Our research found that successful companies are linking ZBB to the corporate strategy through profitability (95 percent), followed by growth (56 percent).1 Zero-based Budgeting is being used to make strategic decisions on the appropriate spending levels required to reach even the furthest stretch goals.How exactly? By building budgets “bottom up” according to specific cost drivers which vary by category. Cloud-based tools are making the process smooth and flexible. And forward-looking and predictive. Managers can answer questions like: “What if I allocate funds somewhere ese?” “What is the impact on profit?” “On brand performance?” These tools allow them to “see” the result of their decisions—before they’re executed— through detailed simulations. Net-net: ZBB not only drives more transparency into the way budgets are constructed, it also drives tremendous buy-in as budgets are built and owned by their respective owners.
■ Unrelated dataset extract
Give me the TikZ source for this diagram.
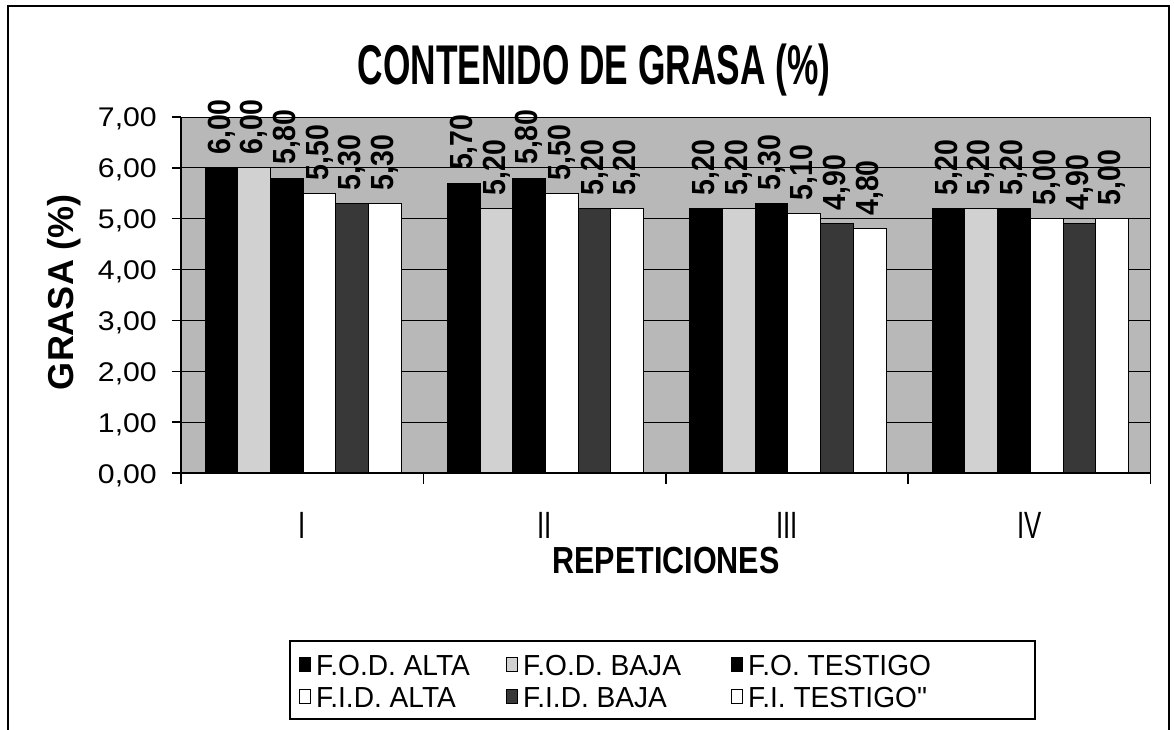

Execute initiatives: Organizations can’t drive toward tomorrow’s business outcomes using yesterday’s tools and platforms. That’s why it’s important to establish smart consumption policies and systems to drive users down the best path to purchase. This is aided by digital procurement platforms that guide users through the latest corporate practices. The result: Employees will make the smartest purchases based on the insights gleaned from intuitive, easy-to-use systems.
To make sure all the previous steps hold today and in the long run, it’s critical to instill control and monitoring. ZBx drives top-to-bottom and left-to-right transparency leaving “no place to hide” when it comes to understanding decisions. Thanks to technology, Key Performance Indicators can be established to ensure that the company is holding on its strategic directions and track the strategic initiatives to ensure they’re working toward larger company goals. For the leading companies in our survey, ZBx savings were being redirected into growth initiatives (52 percent), digital (31 percent), other capabilities (29 percent) and the bottom line (15 percent).2 If it sounds basic. It’s not. Many companies drive their operations based on gut instinct and assumptions, in large part because they lack the easy-to-use, dynamic insights supported by digital technologies.